Elements of the Scope of Work

The statement of work is an in-depth document that includes the following details:

  • Project goals.
  • Guidelines.
  • Deliverables.
  • Schedule.
  • Costs.

The scope section focuses on how the goals are attained. Initially, the scope of work begins with a statement of purpose, which is basically an overview of the job or contract. It can also include individual sections outlining specific deliverables. Within each section, there will be information about the task and the deadline when the task is to be completed.

The scope of work (SOW) explains the services that will be provided on a particular project and the work that will be provided for the project in a contractual agreement. The scope lists things such as:

  • Qualitative and quantitative performance requirements.
  • References specifications, if applicable to the project.
  • Notices and drawings, if construction or design-related.
  • Organizational charts for those assigned to work on the project.
  • Tools and equipment necessary for the job.
  • Identification of additional resources.

There should also be a payment section that breaks down the cost as a whole or per individual task. The provided information in each section ensures both parties are aware of their responsibilities regarding the job or project, the division of tasks, and the methods to be used on the project.

An example of the scope section involving a software development project could include steps for "develop the application" and "test application," while the tasks and requirements section would detail and break down the tasks relative to the processes such as "code design for the first module relevant to the application."

Creating a Scope of Work

The scope of work should be clearly defined with accurate and unambiguous information. It should be contractually sound as well as unbiased and non-prejudiced toward respondents. It should encourage innovative solutions to the job or project requirements and allow for reasonable free and open competition.

Guidelines for Forming a Scope of Work

The following are general guidelines for creating a SOW:

  • A preliminary statement summarizing the objectives of the procurement solicitation.
  • A historical procurement summary of the goods or services.
  • Sufficient information/details on the tasks to be performed, the required deliverables, which identify physical, environmental, functionality, and quality characteristics to include output, power capacity, size, and weight.
  • For goods, this may include expected turnaround.
  • A start and end date for the services or the delivery date for goods.
  • A deliverables schedule noting when and where goods will be performed.
  • Provide a location where the SOW will be performed.
  • A breakdown of the equipment and supplies that the contractor needs.
  • Information about required state and federal regulations and industry standards that apply.
  • Qualification requirements of the contractor(s), such as required level of experience or specific licenses.
  • Defined performance standards.
  • Payment requirements.
  • Clearly state/define other considerations or requirements.
  • Detail what is considered a mandatory provision and what is considered a preferred provision.
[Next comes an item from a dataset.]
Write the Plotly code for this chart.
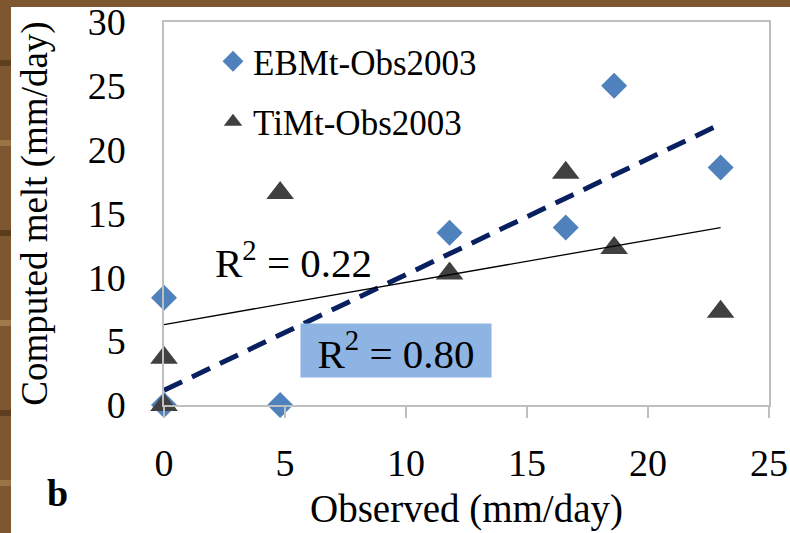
import plotly.graph_objects as go

# ---- data ----
observed = [0.0, 0.0, 4.8, 11.8, 16.6, 18.6, 23.0]
ebmt_computed = [0.0, 8.4, 0.0, 13.5, 13.9, 25.0, 18.6]
timt_computed = [0.0, 3.7, 16.6, 10.3, 18.2, 12.3, 7.3]

ebmt_trend_x = [0.0, 23.0]
ebmt_trend_y = [1.15, 22.0]
timt_trend_x = [0.0, 23.0]
timt_trend_y = [6.3, 13.9]

x_ticks = [0, 5, 10, 15, 20, 25]
y_ticks = [0, 5, 10, 15, 20, 25, 30]

r2_ebmt = "R<sup>2</sup> = 0.80"
r2_timt = "R<sup>2</sup> = 0.22"

FONT = "Liberation Serif, Times New Roman, Times, DejaVu Serif, serif"

# ---- layout geometry (pixels) ----
W, H = 790, 533
ML, MR, MT, MB = 164, 21, 22, 128
PW, PH = W - ML - MR, H - MT - MB


def px_x(p):
    return (p - ML) / PW


def px_y(p):
    return (H - MB - p) / PH


fig = go.Figure()

fig.add_trace(go.Scatter(
    x=observed, y=ebmt_computed, mode="markers", name="EBMt-Obs2003",
    legendgroup="a",
    marker=dict(symbol="diamond", size=20, color="#4F81BD"),
    cliponaxis=False,
))
fig.add_trace(go.Scatter(
    x=observed, y=timt_computed, mode="markers", name="TiMt-Obs2003",
    legendgroup="b",
    marker=dict(symbol="triangle-up", size=24, color="#404040"),
    cliponaxis=False,
))
fig.add_trace(go.Scatter(
    x=ebmt_trend_x, y=ebmt_trend_y, mode="lines", showlegend=False,
    line=dict(color="#082060", width=5, dash="20px,11px"),
    hoverinfo="skip",
))
fig.add_trace(go.Scatter(
    x=timt_trend_x, y=timt_trend_y, mode="lines", showlegend=False,
    line=dict(color="black", width=1.3),
    hoverinfo="skip",
))

axis_common = dict(
    showgrid=False, zeroline=False, showline=True, linecolor="#BFBFBF",
    linewidth=1.5, mirror=True,
    tickfont=dict(family=FONT, size=38, color="black"),
)

fig.update_layout(
    width=W, height=H,
    margin=dict(l=ML, r=MR, t=MT, b=MB, autoexpand=False),
    paper_bgcolor="white", plot_bgcolor="white",
    font=dict(family=FONT, color="black"),
    xaxis=dict(
        range=[0, 25], tickvals=x_ticks, ticks="outside", ticklen=11,
        tickcolor="#BFBFBF", tickwidth=1.5, ticklabelstandoff=13,
        title=dict(text="Observed (mm/day)", font=dict(family=FONT, size=39),
                   standoff=11),
        **axis_common,
    ),
    yaxis=dict(
        range=[0, 30], tickvals=y_ticks, ticks="", ticklabelstandoff=29,
        title=dict(text="Computed melt (mm/day)", font=dict(family=FONT, size=37),
                   standoff=29),
        **axis_common,
    ),
    legend=dict(
        x=px_x(213), y=px_y(32), xanchor="left", yanchor="top",
        font=dict(family=FONT, size=35, color="black"),
        bgcolor="rgba(0,0,0,0)", tracegroupgap=12,
    ),
    showlegend=True,
)

# R² labels
fig.add_annotation(
    x=(293 - ML) / PW * 25, y=(H - MB - 260) / PH * 30, xref="x", yref="y",
    text=r2_timt, showarrow=False, font=dict(family=FONT, size=41, color="black"),
)
fig.add_annotation(
    x=(396 - ML) / PW * 25, y=(H - MB - 350) / PH * 30, xref="x", yref="y",
    text=r2_ebmt, showarrow=False, font=dict(family=FONT, size=41, color="black"),
    bgcolor="#8DB4E2", width=188, height=51, borderpad=1,
)

# panel letter
fig.add_annotation(
    x=px_x(57), y=px_y(493), xref="paper", yref="paper", text="<b>b</b>",
    showarrow=False, font=dict(family=FONT, size=38, color="black"),
    xanchor="center", yanchor="middle",
)

# wooden frame strips (left and top)
fig.add_shape(type="rect", xref="paper", yref="paper", layer="below",
              x0=px_x(0), x1=px_x(11), y0=px_y(H), y1=px_y(0),
              fillcolor="#7E5731", line_width=0)
fig.add_shape(type="rect", xref="paper", yref="paper", layer="below",
              x0=px_x(0), x1=px_x(W), y0=px_y(7), y1=px_y(0),
              fillcolor="#7E5731", line_width=0)
for yy, col in [(60, "#5E3E1F"), (140, "#9A7445"), (230, "#5A3B1C"),
                (320, "#A07A4A"), (410, "#5E3E1F"), (480, "#9A7445")]:
    fig.add_shape(type="rect", xref="paper", yref="paper", layer="below",
                  x0=px_x(0), x1=px_x(11), y0=px_y(yy + 6), y1=px_y(yy),
                  fillcolor=col, line_width=0)

fig.write_html("out.html", config={"displayModeBar": False},
               post_script="document.body.style.margin='0px';")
Defining the Scope of the Process

When creating the SOW, write plainly. Avoid clichés and acronyms and explain all terms, conditions, and compliance obligations clearly. Provide a consistent methodology for determining if all requirements have been met and avoid assumptions. If any are made, they must be clearly stated in the scope of work.

Product Requirements

Clearly define the product requirements (also called the product scope). This details the functions and features.

Process Requirements

The process requirements describe the interaction between the people and product and how the product interacts with business processes.

Involve Stakeholders

Delivering a project successfully requires that the right stakeholders be involved at various stages of the project scope.

Limitations

Know what is considered out-of-scope for a project. This means documenting what processes/steps will not be done to avoid assumptions and confusion.

Management

To avoid disagreements and changes to the scope of the project by stakeholders, it is important that the client and agency have strict management processes in place. In this way, once the scope is defined, it cannot be changed without appropriate functions taking place to change the process.